The Parents Television Council had complained about the shows’ sexual references, like an episode of “Friends” on the NBC network where characters discussed a cake in the shape of a penis. Another complaint centered on Fox’s “The Simpsons” show where students carried signs that said: “Don’t cut off my pianissimo”.

The group also said indecency rules were violated when the main character in the Austin Powers movie had his genitals hidden by furniture and other objects.

But the FCC denied the complaints by PTC, which has been pushing regulators to crack down on broadcasters and lawmakers to raise fines, now $32,500 per incident.

“We find that none of the material referenced in PTC’s complaints rises to the level of being patently offensive under our indecency definition,” the FCC said in its order. The agency also said the material was not profane.

A representative for the organization said the FCC was only going after extreme cases.

“The FCC is only deeming everything indecent that is way over the top,” said Lara Mahaney, a spokeswoman for the PTC. ”We know of no community in America where like words like ’dick’ and ’dickhead’ would be considered decent or commonfare language.”

Those vulgarities were aired on the programs “Dawson’s Creek” on the WB Television Network, owned by Time Warner Inc. and “NYPD Blue,” on ABC.

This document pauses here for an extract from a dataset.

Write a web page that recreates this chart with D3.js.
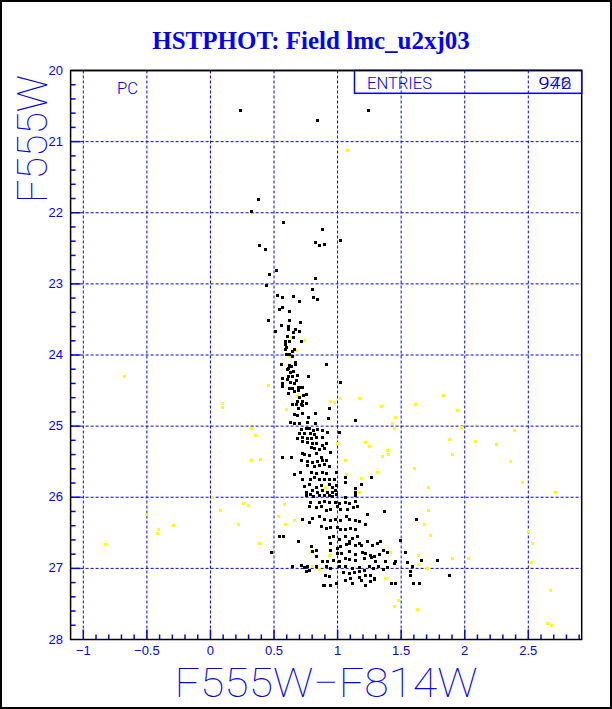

Federal regulations limit television and radio stations from airing indecent material, such as sexually explicit discussions or profane language, except during late night hours when children are less likely to be watching or listening.

Over the last year, the FCC has been tougher in cracking down on incidents after Janet Jackson exposed her breast during the Super Bowl football game last year.

NBC is owned by General Electric Co. and Fox is owned by News Corp.